Grilled venison chop with chestnut twice baked potato

Yield: 1 Servings

Measure Ingredient
4 larges Idaho baking potatoes
1 pounds Chestnuts
2 Sprigs thyme
3 cups Milk
1 Egg yolk
1 dash Salt
1 dash Pepper
3 tablespoons Chopped parsley
½ tablespoon Sherry vinegar
1 tablespoon Brown sugar
1 teaspoon Curry powder
½ teaspoon Grated ginger
1 Cinnamon stick
1 Star anise
Zest of 1 lime
1 Shallot, chopped
2 Cloves garlic, chopped
2 teaspoons Canola oil
2 tablespoons Lingonberries
1 tablespoon Black currants
2 tablespoons Dried cranberries
2 tablespoons Blueberries
1 tablespoon Diced dried apricots
½ cup Orange juice
1 tablespoon Dijon mustard
4 Venison rib chops
1 cup Canola oil
2 Allspice seeds
1 tablespoon Aquavit or gin



Scrub the potatoes and pat dry. Prick the skins several times with a fork.

Bake the potatoes for 20 minutes in a 350 degree oven.

Slice chestnuts with a very sharp knife approximately ¼-inch and place on a roasting pan.

Bake in a 350 degree oven for 25 minutes (may be prepared up to one day in advance).

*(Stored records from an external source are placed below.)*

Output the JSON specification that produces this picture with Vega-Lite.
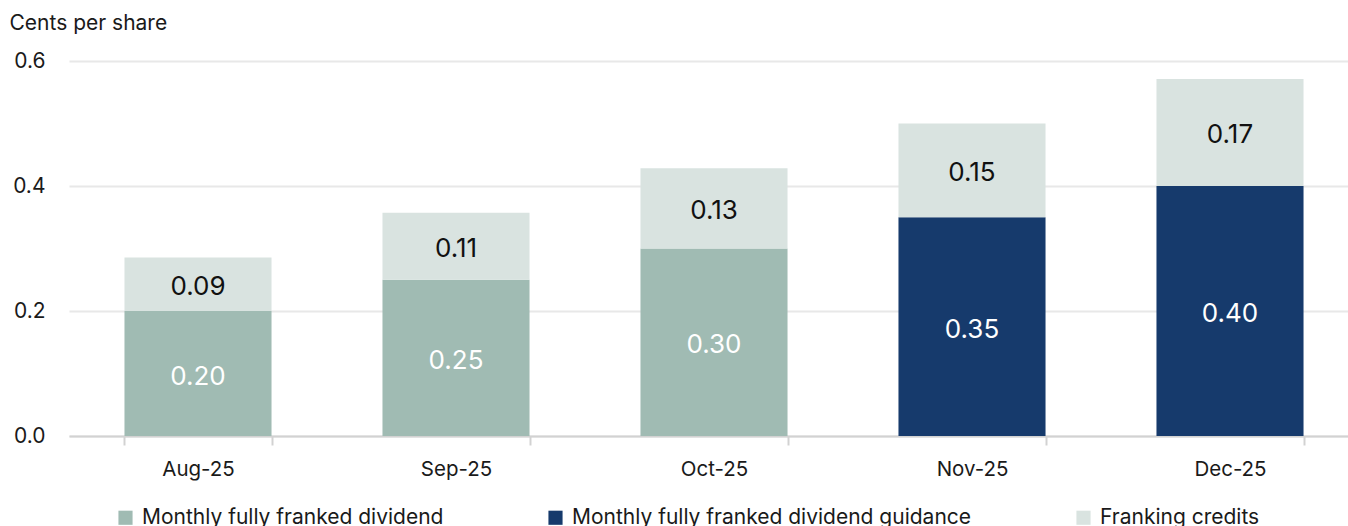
{
  "$schema": "https://vega.github.io/schema/vega-lite/v6.json",
  "width": 1290,
  "height": 375,
  "autosize": {"type": "none"},
  "padding": {"left": 69, "top": 61, "right": 0, "bottom": 90},
  "background": "white",
  "config": {
    "font": "Inter",
    "view": {"stroke": null},
    "axis": {"labelFont": "Inter", "titleFont": "Inter", "labelColor": "#1a1a1a", "titleColor": "#1a1a1a"}
  },
  "data": {
    "values": [
      {"month": "Aug-25", "type": "Monthly fully franked dividend", "value": 0.20},
      {"month": "Aug-25", "type": "Franking credits", "value": 0.0857},
      {"month": "Sep-25", "type": "Monthly fully franked dividend", "value": 0.25},
      {"month": "Sep-25", "type": "Franking credits", "value": 0.1071},
      {"month": "Oct-25", "type": "Monthly fully franked dividend", "value": 0.30},
      {"month": "Oct-25", "type": "Franking credits", "value": 0.1286},
      {"month": "Nov-25", "type": "Monthly fully franked dividend guidance", "value": 0.35},
      {"month": "Nov-25", "type": "Franking credits", "value": 0.15},
      {"month": "Dec-25", "type": "Monthly fully franked dividend guidance", "value": 0.40},
      {"month": "Dec-25", "type": "Franking credits", "value": 0.1714}
    ]
  },
  "transform": [
    {"stack": "value", "groupby": ["month"], "sort": [{"field": "type", "order": "descending"}], "as": ["v0", "v1"]},
    {"calculate": "(datum.v0 + datum.v1) / 2", "as": "mid"}
  ],
  "encoding": {
    "x": {
      "field": "month", "type": "nominal", "sort": null,
      "scale": {"paddingInner": 0.43, "paddingOuter": 0.215},
      "axis": {
        "title": null, "labelAngle": 0, "labelFontSize": 20.5, "labelPadding": 14,
        "domainColor": "#d2d2d2", "domainWidth": 2, "tickColor": "#d2d2d2", "tickWidth": 2,
        "tickSize": 9, "tickBand": "extent", "grid": false
      }
    }
  },
  "layer": [
    {
      "mark": {"type": "bar"},
      "encoding": {
        "y": {
          "field": "v0", "type": "quantitative",
          "scale": {"domain": [0, 0.6], "nice": false},
          "axis": {
            "title": "Cents per share", "titleAngle": 0, "titleAlign": "left", "titleBaseline": "alphabetic",
            "titleX": -60, "titleY": -32, "titleFontSize": 21, "titleFontWeight": "normal",
            "values": [0, 0.2, 0.4, 0.6], "format": ".1f", "labelFontSize": 21, "labelPadding": 24,
            "domain": false, "ticks": false, "grid": true, "gridColor": "#e8e8e8", "gridWidth": 2
          }
        },
        "y2": {"field": "v1"},
        "color": {
          "field": "type", "type": "nominal",
          "scale": {
            "domain": ["Monthly fully franked dividend", "Monthly fully franked dividend guidance", "Franking credits"],
            "range": ["#a0bbb3", "#163a6c", "#d9e3e0"]
          },
          "legend": {
            "title": null, "orient": "none", "direction": "horizontal", "legendX": 46, "legendY": 446,
            "symbolType": "square", "symbolSize": 200, "symbolStrokeWidth": 0, "labelFontSize": 21,
            "labelColor": "#1a1a1a", "labelOffset": 6, "columnPadding": 101, "padding": 0,
            "labelFont": "Inter", "labelLimit": 0
          }
        }
      }
    },
    {
      "mark": {"type": "text", "fontSize": 26, "baseline": "middle", "align": "center", "dy": 3},
      "encoding": {
        "y": {"field": "mid", "type": "quantitative"},
        "text": {"field": "value", "type": "quantitative", "format": ".2f"},
        "color": {"condition": {"test": "datum.type === 'Franking credits'", "value": "#111111"}, "value": "#ffffff"}
      }
    }
  ]
}
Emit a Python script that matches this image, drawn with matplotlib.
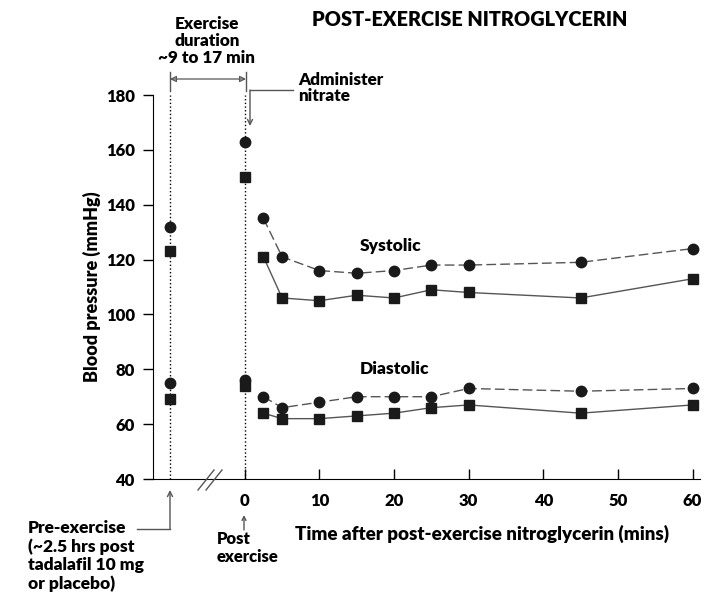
import matplotlib
matplotlib.use("Agg")
import matplotlib.pyplot as plt
from matplotlib.lines import Line2D

plt.rcParams['font.family'] = ['Lato', 'DejaVu Sans']
plt.rcParams['font.weight'] = 'heavy'
WT = 'heavy'

# time points after nitroglycerin (mins)
times = [2.5, 5, 10, 15, 20, 25, 30, 45, 60]
sys_circle = [135, 121, 116, 115, 116, 118, 118, 119, 124]
sys_square = [121, 106, 105, 107, 106, 109, 108, 106, 113]
dia_circle = [70, 66, 68, 70, 70, 70, 73, 72, 73]
dia_square = [64, 62, 62, 63, 64, 66, 67, 64, 67]

# pre-exercise (plotted at -10) and immediately post exercise (0)
pre_x, post_x = -10, 0
pre_circle = [132, 75]
pre_square = [123, 69]
post_circle = [163, 76]
post_square = [150, 74]

xticks = [0, 10, 20, 30, 40, 50, 60]
yticks = [40, 60, 80, 100, 120, 140, 160, 180]

W, H = 709, 593


def px(x, y):
    return x / W, 1 - y / H


fig = plt.figure(figsize=(W / 100, H / 100), dpi=100)
ax = fig.add_axes([153 / W, 1 - 479 / H, (700 - 153) / W, (479 - 95) / H])

line_col = '#555555'
mk_col = '#1a1a1a'

ax.axvline(pre_x, ls=':', color='black', lw=1)
ax.axvline(post_x, ls=':', color='black', lw=1)

ax.plot(times, sys_circle, ls=(0, (7, 3)), color=line_col, lw=1,
        marker='o', ms=7.5, mfc=mk_col, mec=mk_col)
ax.plot(times, dia_circle, ls=(0, (7, 3)), color=line_col, lw=1,
        marker='o', ms=7.5, mfc=mk_col, mec=mk_col)
ax.plot(times, sys_square, ls='-', color=line_col, lw=1,
        marker='s', ms=7, mfc=mk_col, mec=mk_col)
ax.plot(times, dia_square, ls='-', color=line_col, lw=1,
        marker='s', ms=7, mfc=mk_col, mec=mk_col)

ax.plot([pre_x] * 2, pre_circle, 'o', ms=7.5, color=mk_col, ls='none')
ax.plot([pre_x] * 2, pre_square, 's', ms=7, color=mk_col, ls='none')
ax.plot([post_x] * 2, post_circle, 'o', ms=7.5, color=mk_col, ls='none')
ax.plot([post_x] * 2, post_square, 's', ms=7, color=mk_col, ls='none')

ax.set_xlim(-12.3, 61)
ax.set_ylim(40, 180)
ax.spines['top'].set_visible(False)
ax.spines['right'].set_visible(False)
ax.set_xticks(xticks)
ax.set_yticks(yticks)
ax.tick_params(axis='x', direction='in', length=7, width=1, pad=10, labelsize=12)
ax.tick_params(axis='y', direction='out', length=7, width=1, pad=6, labelsize=12)
for lab in ax.get_xticklabels() + ax.get_yticklabels():
    lab.set_fontweight(WT)

ax.set_ylabel('Blood pressure (mmHg)', fontsize=13, fontweight=WT)
ax.yaxis.set_label_coords(-(153 - 101) / (700 - 153), 0.5)
ax.set_xlabel('Time after post-exercise nitroglycerin (mins)', fontsize=13.5,
              fontweight=WT)
ax.xaxis.set_label_coords((482 - 153) / (700 - 153), -(534 - 479) / (479 - 95))
ax.xaxis.label.set_va('center')

ax.text(15.4, 125, 'Systolic', fontsize=12.5, fontweight=WT, va='center', ha='left')
ax.text(15.4, 80, 'Diastolic', fontsize=12.5, fontweight=WT, va='center', ha='left')

# break marks on x-axis
for dx in (0, 8):
    fig.add_artist(Line2D([(198 + dx) / W, (214 + dx) / W],
                          [1 - 490 / H, 1 - 470 / H], color=line_col, lw=1))

# title and top annotations
fig.text(*px(470, 20), 'POST-EXERCISE NITROGLYCERIN', fontsize=14.3,
         fontweight=WT, ha='center', va='center')
fig.text(*px(207, 41), 'Exercise\nduration\n~9 to 17 min', fontsize=12.3,
         fontweight=WT, ha='center', va='center', linespacing=1.1)
fig.text(*px(298, 88), 'Administer\nnitrate', fontsize=12.3,
         fontweight=WT, ha='left', va='center', linespacing=1.05)

# exercise duration double arrow
for xx in (170, 246):
    fig.add_artist(Line2D([xx / W] * 2, [1 - 72 / H, 1 - 91 / H], color=line_col, lw=1))
ax.annotate('', xy=px(246, 79), xytext=px(170, 79), xycoords='figure fraction',
            textcoords='figure fraction',
            arrowprops=dict(arrowstyle='<|-|>', color=line_col, lw=0.9,
                            mutation_scale=9, fill=False, shrinkA=0, shrinkB=0))

# administer nitrate elbow arrow
fig.add_artist(Line2D([293 / W, 250 / W], [1 - 90 / H, 1 - 90 / H], color=line_col, lw=1))
ax.annotate('', xy=px(250, 126), xytext=px(250, 90), xycoords='figure fraction',
            textcoords='figure fraction',
            arrowprops=dict(arrowstyle='->', color=line_col, lw=1,
                            mutation_scale=9, shrinkA=0, shrinkB=0))

# pre-exercise annotation
fig.text(*px(28, 556), 'Pre-exercise\n(~2.5 hrs post\ntadalafil 10 mg\nor placebo)',
         fontsize=12.5, fontweight=WT, ha='left', va='center', linespacing=1.15)
fig.add_artist(Line2D([137 / W, 170 / W], [1 - 529 / H, 1 - 529 / H], color=line_col, lw=1))
ax.annotate('', xy=px(170, 490), xytext=px(170, 529), xycoords='figure fraction',
            textcoords='figure fraction',
            arrowprops=dict(arrowstyle='->', color=line_col, lw=1,
                            mutation_scale=9, shrinkA=0, shrinkB=0))

# post exercise annotation
fig.text(*px(217, 548), 'Post\nexercise', fontsize=12, fontweight=WT,
         ha='left', va='center', linespacing=1.15)
ax.annotate('', xy=px(244, 515), xytext=px(244, 530), xycoords='figure fraction',
            textcoords='figure fraction',
            arrowprops=dict(arrowstyle='->', color=line_col, lw=1,
                            mutation_scale=7, shrinkA=0, shrinkB=0))

fig.savefig('out.png', dpi=100)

Peel the chestnuts husks carefully away from the meat. Combine meats with thyme sprigs and milk in a large saucepan. Simmer for 8 minutes. Remove thyme, strain chestnuts and reserve.

Cut baked potatoes in half lengthwise. Scrape out the inside of each potato, leaving approximately ¼-inch thickness around skin and reserve.

Mash hollowed potato and chestnuts gently with a masher until chunky smooth. Fold in egg yolk and parsley and add salt and pepper to taste.

Place filled shells on an ungreased cookie sheet and fill with potato mixture.

Bake uncovered in a 350 degree oven until golden brown (approximately 8 minutes).

In a deep bowl, marinate venison chop for 24 hours in a marinade of canola oil, allspice and aquavit or gin.

Remove chops from marinade.

Heat grilling pan or cast-iron or other heavy bottomed skillet over medium high heat until very hot.

Place chops in pan and sear each side for approximately 5 minutes.

In a large bowl, combine vinegar, sugar, curry, ginger, cinnamon stick, star anise and lime zest and mix well.

Sweat shallots and garlic in a 12-inch skillet with canola oil for approximately 10 minutes.

Add dry ingredients to pan and allow to caramelize.

Stir in berries and dried apricots and continue cooking over medium heat for 3 minutes.

Add orange juice and simmer for 15 to 20 minutes, stirring occasionally.

Remove pan from the heat and stir in mustard.

Chutney can be stored in a sealed container in the refrigerator for up to two weeks.

To serve: Spoon several tablespoons chutney on plate and place grilled venison chop on top.